While it’s always best to research which perennials prefer heavy or light feeding, you can trust your instincts to a degree. If a perennial is slow growing (think ‘autumn joy’ sedum, lavender, and alliums), it’s unlikely to require more than a side dressing of compost. If you see a perennial romping away, mark it as probably in need of a summer top-up. It can help to understand a plant’s origins, too. If it hails from a mountainous region (as many poppies do), it will be used to ‘going without.’
Be cruel to be kind
You may feel you want to throw all the nutrients you can at your perennial garden, but over-feeding can have serious consequences. Feeding too heavily can encourage the rapid growth of foliage at the expense of blooms because your plants’ energy is going into leaf, rather than flower bud production. As well as poor blooming, over-fed perennials will become tall, and flop over at the first heavy rain fall. They will require more staking rather than being able to hold up their own weight. Over feeding, especially with artificial fertiliser, can expose perennials to insect infestation, and as the fertiliser breaks down, it can accumulate in the soil as harmful salts which can damage roots.
A safe bet
One of the safest ways to fertilise your perennials is to top dress with a 5 to 6cm layer of rich compost in spring. This will supply your moderate feeders with enough nutrients to last right through the growing season.
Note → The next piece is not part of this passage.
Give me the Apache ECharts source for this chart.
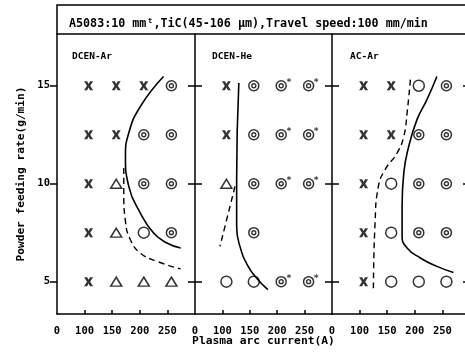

The heavy feeders can receive an extra dose of well-rotted animal manure at the same time, and a second and third top-up of compost and manure in summer and early autumn. When using compost on the perennial garden, choose material that has been through a hot compost which has killed off seeds (no one wants to be standing on their perennial beds to reach a carpet of weeds).
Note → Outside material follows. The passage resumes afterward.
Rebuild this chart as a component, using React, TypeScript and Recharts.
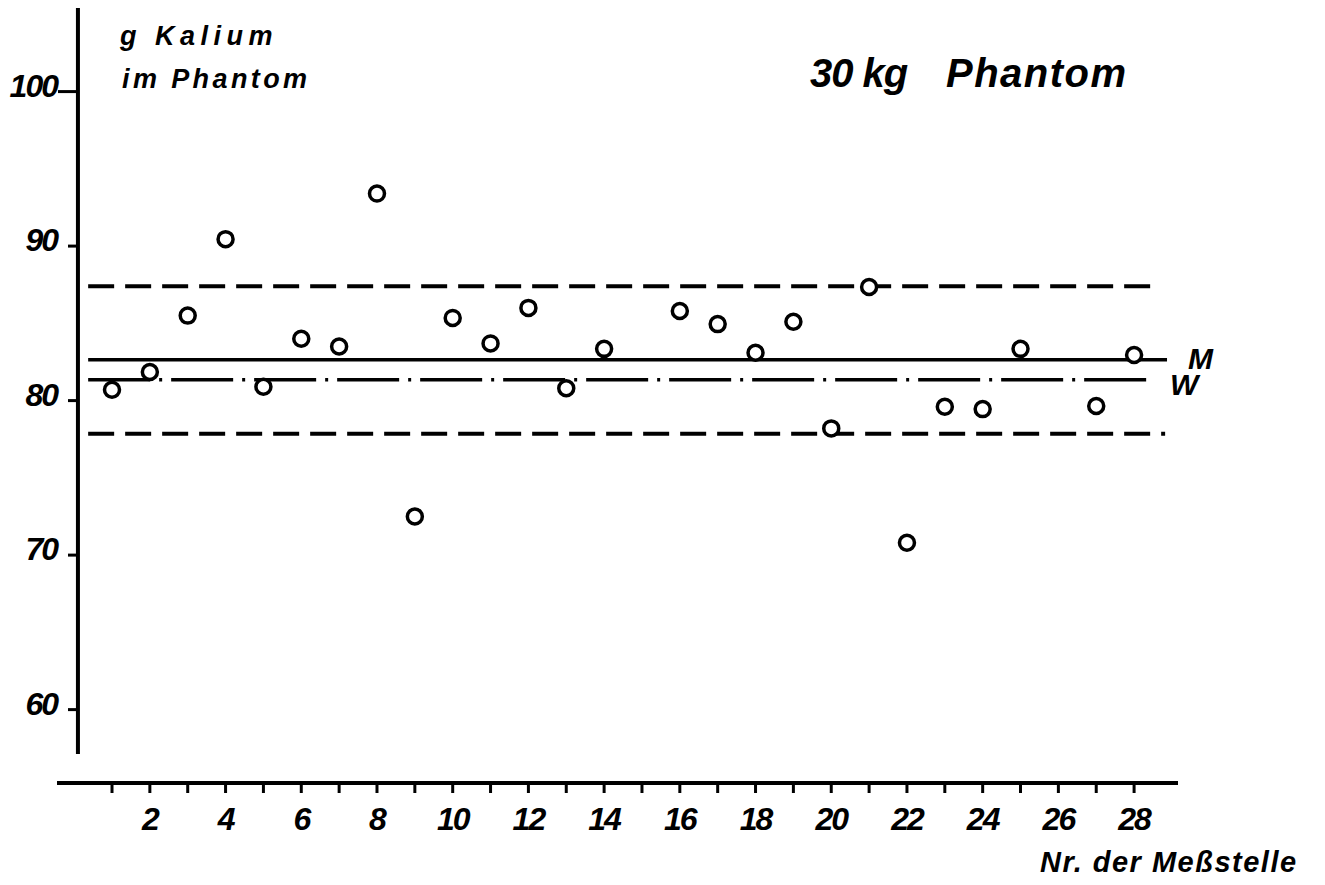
import { ScatterChart, Scatter, XAxis, YAxis, ReferenceLine } from 'recharts';

const stations = [1, 2, 3, 4, 5, 6, 7, 8, 9, 10, 11, 12, 13, 14, 16, 17, 18, 19, 20, 21, 22, 23, 24, 25, 27, 28];
const kalium = [
  80.7, 81.85, 85.5, 90.45, 80.9, 84.0, 83.5, 93.4, 72.5, 85.35, 83.7, 86.0, 80.8, 83.35,
  85.8, 84.95, 83.1, 85.1, 78.2, 87.35, 70.8, 79.6, 79.45, 83.35, 79.65, 82.95,
];
const xTicks = [1, 2, 3, 4, 5, 6, 7, 8, 9, 10, 11, 12, 13, 14, 15, 16, 17, 18, 19, 20, 21, 22, 23, 24, 25, 26, 27, 28];
const yTicks = [60, 70, 80, 90, 100];

const meanM = 82.65;
const meanW = 81.35;
const upperLimit = 87.4;
const lowerLimit = 77.85;

const data = stations.map((s, i) => ({ x: s, y: kalium[i] }));

const font = "'Liberation Sans', Arial, sans-serif";
const textStyle = { fontFamily: font, fontStyle: 'italic', fontWeight: 'bold' } as const;

const XTick = (props: any) => {
  const { x, y, payload } = props;
  if (payload.value % 2 !== 0) return <g />;
  return (
    <text x={x} y={y} dy={37} textAnchor="middle" fontSize={32} fill="#000" style={textStyle} letterSpacing={-2}>
      {payload.value}
    </text>
  );
};

const YTick = (props: any) => {
  const { x, y, payload } = props;
  return (
    <g>
      <line x1={x + (payload.value === 100 ? 1 : 11)} x2={x + 21} y1={y} y2={y} stroke="#000" strokeWidth={3} />
      <text x={x} y={y} dy={5} textAnchor="end" fontSize={32} fill="#000" style={textStyle} letterSpacing={-2}>
        {payload.value}
      </text>
    </g>
  );
};

const sideLabel = (text: string, dx: number, dy: number) => (props: any) => {
  const vb = props.viewBox;
  return (
    <text x={vb.x + vb.width + dx} y={vb.y + dy} fontSize={30} fill="#000" style={textStyle}>
      {text}
    </text>
  );
};

const Ring = (props: any) => (
  <circle cx={props.cx} cy={props.cy} r={7.5} fill="#fff" stroke="#000" strokeWidth={3.5} />
);

export default function App() {
  return (
    <div style={{ position: 'relative', width: 1317, height: 877, background: '#fff' }}>
      <ScatterChart width={1317} height={877} margin={{ top: 0, right: 147, bottom: 42, left: 0 }}>
        <XAxis
          type="number"
          dataKey="x"
          domain={[-0.453, 29.16]}
          allowDataOverflow
          ticks={xTicks}
          interval={0}
          height={60}
          tickSize={10}
          tickMargin={0}
          axisLine={{ stroke: '#000', strokeWidth: 4 }}
          tickLine={{ stroke: '#000', strokeWidth: 3 }}
          tick={<XTick />}
        />
        <YAxis
          type="number"
          dataKey="y"
          domain={[55.25, 105.41]}
          allowDataOverflow
          ticks={yTicks}
          width={49}
          tickSize={0}
          tickMargin={0}
          axisLine={false}
          tickLine={false}
          tick={<YTick />}
        />
        <ReferenceLine
          segment={[{ x: 0.1, y: 57.13 }, { x: 0.1, y: 105.41 }]}
          stroke="#000"
          strokeWidth={4}
          ifOverflow="visible"
        />
        <ReferenceLine
          segment={[{ x: 0.37, y: upperLimit }, { x: 28.63, y: upperLimit }]}
          stroke="#000"
          strokeWidth={4}
          strokeDasharray="26 11"
          ifOverflow="visible"
        />
        <ReferenceLine
          segment={[{ x: 0.37, y: lowerLimit }, { x: 28.82, y: lowerLimit }]}
          stroke="#000"
          strokeWidth={4}
          strokeDasharray="26 11"
          ifOverflow="visible"
        />
        <ReferenceLine
          segment={[{ x: 0.37, y: meanM }, { x: 28.87, y: meanM }]}
          stroke="#000"
          strokeWidth={3.5}
          ifOverflow="visible"
          label={sideLabel('M', 21, 9)}
        />
        <ReferenceLine
          segment={[{ x: 0.37, y: meanW }, { x: 28.37, y: meanW }]}
          stroke="#000"
          strokeWidth={3.5}
          strokeDasharray="62 9 3 9"
          ifOverflow="visible"
          label={sideLabel('W', 22, 15)}
        />
        <Scatter data={data} shape={<Ring />} isAnimationActive={false} />
      </ScatterChart>
      <svg width={1317} height={877} style={{ position: 'absolute', left: 0, top: 0, pointerEvents: 'none' }}>
        <g fill="#000" style={textStyle}>
          <text x={112} y={37} fontSize={27} letterSpacing={5.5}>g Kalium</text>
          <text x={114} y={80} fontSize={27} letterSpacing={3.4}>im Phantom</text>
          <text x={802} y={79} fontSize={40} letterSpacing={-1}>30 kg</text>
          <text x={938} y={79} fontSize={40} letterSpacing={1.5}>Phantom</text>
          <text x={1032} y={864} fontSize={29} letterSpacing={1.5}>Nr. der Meßstelle</text>
        </g>
      </svg>
    </div>
  );
}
In many cases, it’s simply not practical to obtain organic fertiliser (compost). Or it may be too much of an ask to shovel this heavy material onto your garden beds. If artificial fertiliser is your only option, apply it carefully. Sprinkle the fertiliser around the drip line of plants, and never drop it on new growth or into the crowns (centres) of foliage or flowers where it can ‘burn’ the plant material. Save yourself work by choosing a long life fertiliser pellet which will supply nutrients for up to several months depending on its strength (check container labels for details).
Suss out your soil
Soil type affects how often you need to fertilise your perennial beds, so know your garden before you start feeding it. If your soil is sandy, fertiliser may quickly wash through. If it’s clayish, it may accumulate more than is good for your plants.
A little knowledge goes a long way when it comes to pampering your perennials. Feed them, and they will pay you back in gorgeous colour!